Wearable High Accuracy Non Optical Movement Analyzer with Real Time Data
This innovation provides an easy to use, accurate wearable motion tracking and digitalization technology. Healthcare, sport, work, and in basically every field objective data acquisition and its comparison to reliable data from other sources is required to make the right decisions. The proposed product brings the essence of digitized motion, which is needed for next generation movement-based applications.
Label-Free and Real-Time Nanosensor
We have developed a broadband ultra-sensitive infrared (IR) sensor with novel folded gold nanoantenna sensing array on calcium fluoride (CaF2) substrate integrated with microfluidic channel, which will allow continuous monitoring wideband fingerprint IR absorption of liquid and solution using enhancement of plasmonic nanoantenna. The broadband detection window achieved is over 10 times larger than single nanorod antenna array, which pave the way to real-time fingerprint monitoring and various molecular recognition. Our device can be applied on label-free and real-time sensing of gas, liquid as well as biomolecules for various applications such as environmental monitoring, healthcare, and clinical diagnosis.
Conformable, Soft Tactile Sensor for Wearables and Smart Electronic Skin Applications
This technology offer is a soft tactile sensor with low operation voltage and ultralow power consumption, intended for use in robotic devices, human-machine interactions and health monitoring devices. This flexible tactile sensor uses low-cost printing processes and is adaptable on any active surfaces. The technology is also amenable to fabrication of flexible, large area sensor arrays as well as high density, high spatial resolution active matrix tactile sensors.
Supersensitive Iontronic Electronic Skin
This technology is related to supersensitive iontronic electronic skin material.

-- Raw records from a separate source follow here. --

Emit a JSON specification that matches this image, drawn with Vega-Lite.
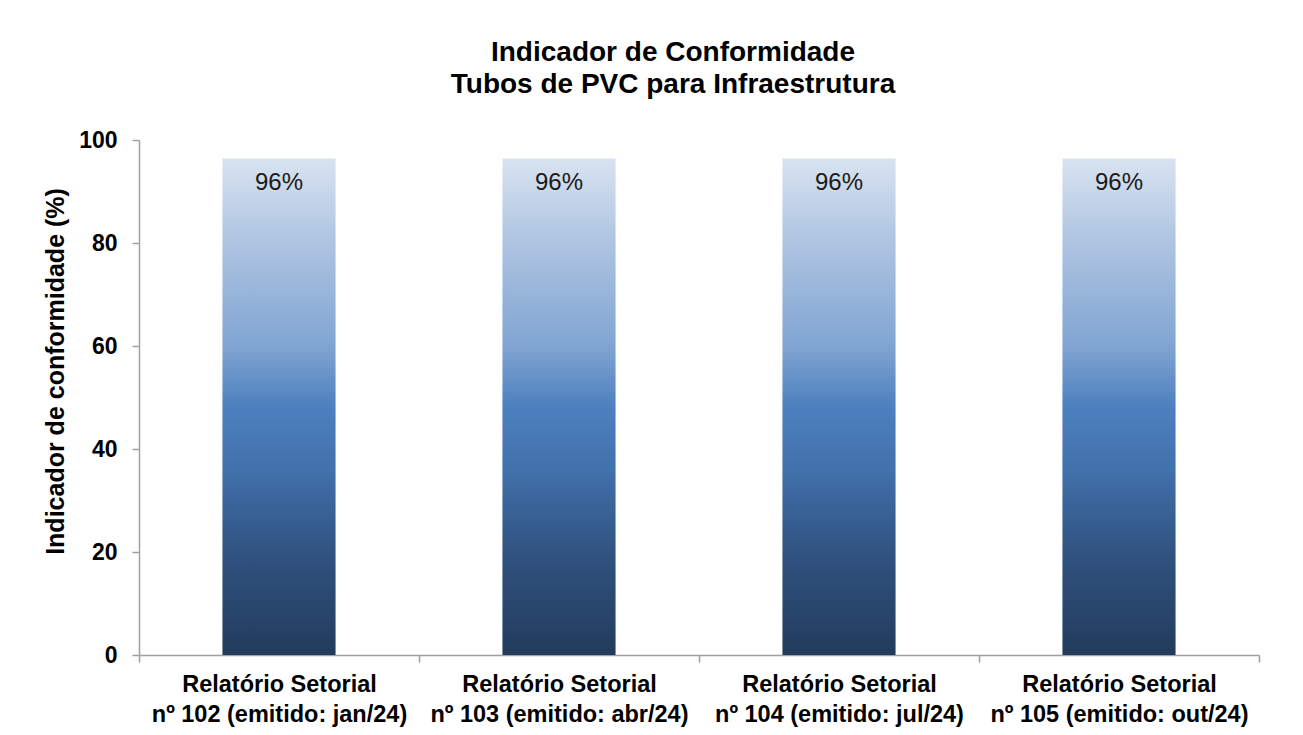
{
  "$schema": "https://vega.github.io/schema/vega-lite/v6.json",
  "width": 1120,
  "height": 515,
  "autosize": "none",
  "padding": {"left": 139, "top": 140, "right": 44, "bottom": 80},
  "background": "white",
  "config": {"view": {"stroke": null}, "font": "Liberation Sans"},
  "title": {
    "text": ["Indicador de Conformidade", "Tubos de PVC para Infraestrutura"],
    "font": "Liberation Sans",
    "fontSize": 28,
    "fontWeight": "bold",
    "color": "#000000",
    "lineHeight": 32,
    "anchor": "middle",
    "dx": -26,
    "offset": 30
  },
  "data": {
    "values": [
      {"relatorio": "Relatório Setorial|nº 102 (emitido: jan/24)", "indicador": 96.4, "rotulo": "96%"},
      {"relatorio": "Relatório Setorial|nº 103 (emitido: abr/24)", "indicador": 96.4, "rotulo": "96%"},
      {"relatorio": "Relatório Setorial|nº 104 (emitido: jul/24)", "indicador": 96.4, "rotulo": "96%"},
      {"relatorio": "Relatório Setorial|nº 105 (emitido: out/24)", "indicador": 96.4, "rotulo": "96%"}
    ]
  },
  "encoding": {
    "x": {
      "field": "relatorio",
      "type": "nominal",
      "sort": null,
      "scale": {"paddingInner": 0, "paddingOuter": 0},
      "axis": {
        "title": null,
        "labelExpr": "split(datum.label, '|')",
        "labelAngle": 0,
        "labelLimit": 0,
        "labelFont": "Liberation Sans",
        "labelFontSize": 23.5,
        "labelFontWeight": "bold",
        "labelColor": "#000000",
        "labelLineHeight": 30,
        "labelPadding": 10,
        "tickBand": "extent",
        "tickSize": 7,
        "tickColor": "#a0a0a0",
        "domainColor": "#a0a0a0",
        "domainWidth": 1.5,
        "tickWidth": 1.5,
        "grid": false
      }
    },
    "y": {
      "field": "indicador",
      "type": "quantitative",
      "scale": {"domain": [0, 100], "nice": false},
      "axis": {
        "title": "Indicador de conformidade (%)",
        "titleFont": "Liberation Sans",
        "titleFontSize": 25,
        "titleFontWeight": "bold",
        "titleColor": "#000000",
        "titlePadding": 10,
        "titleY": 231,
        "values": [0, 20, 40, 60, 80, 100],
        "labelFont": "Liberation Sans",
        "labelFontSize": 23,
        "labelFontWeight": "bold",
        "labelColor": "#000000",
        "labelPadding": 15,
        "tickSize": 7,
        "tickColor": "#a0a0a0",
        "domainColor": "#a0a0a0",
        "domainWidth": 1.5,
        "tickWidth": 1.5,
        "grid": false
      }
    }
  },
  "layer": [
    {
      "mark": {
        "type": "bar",
        "width": {"band": 0.404},
        "color": {
          "gradient": "linear",
          "x1": 0, "y1": 0, "x2": 0, "y2": 1,
          "stops": [
            {"offset": 0, "color": "#d8e3f0"},
            {"offset": 0.17, "color": "#aec4e1"},
            {"offset": 0.38, "color": "#80a4d2"},
            {"offset": 0.5, "color": "#4d80bf"},
            {"offset": 0.62, "color": "#4272ad"},
            {"offset": 0.8, "color": "#30527f"},
            {"offset": 1, "color": "#223b5c"}
          ]
        }
      }
    },
    {
      "mark": {
        "type": "text",
        "baseline": "top",
        "dy": 12,
        "font": "Liberation Sans",
        "fontSize": 24,
        "color": "#1a1a1a"
      },
      "encoding": {"text": {"field": "rotulo"}}
    }
  ]
}
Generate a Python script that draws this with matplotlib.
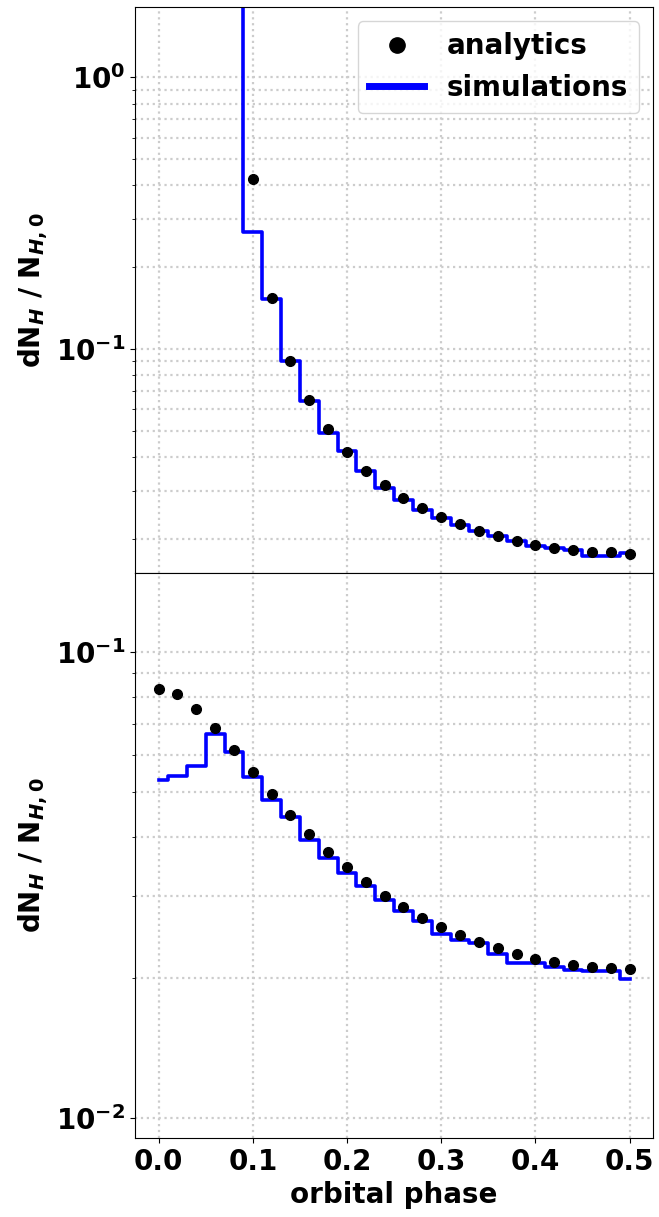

Specifically, the technology is related to supersensitive iontronic electronic skin material with implanted artificial tactile cells, which can control effective ion concentration and change capacitance based on physical changes followed by the implementation of hydrogen bond based reversible ion confinement effect. 
Convolutional Neural Network (CNN) Quantization Flow for Edge Computing & Embedded AI
This software package deploys an ultra-low loss quantization method that provides Convolutional Neural Network (CNN) quantization schemes based on comprehensive quantitative weight data analysis. This software package compresses the large size of CNN models to be friendly to smaller devices such as low-end edge-based systems or embedded systems. It is attractive to companies that provide computer vision and/or Artificial Intelligence (AI) full stack products.
Accurate, Non-invasive, Wearable Solution for Core Body Temperature Measurements
Core body temperature is an important vital sign indicating the health status of a person. This technology offer is a wearable core body temperature sensor for continuous and non-invasive measurements. The miniaturized sensor is ideal for the integration into wearable devices and med-tech/health-tech devices with skin contact. Both stand-alone solution and integrated circuit (IC) level solutions are available.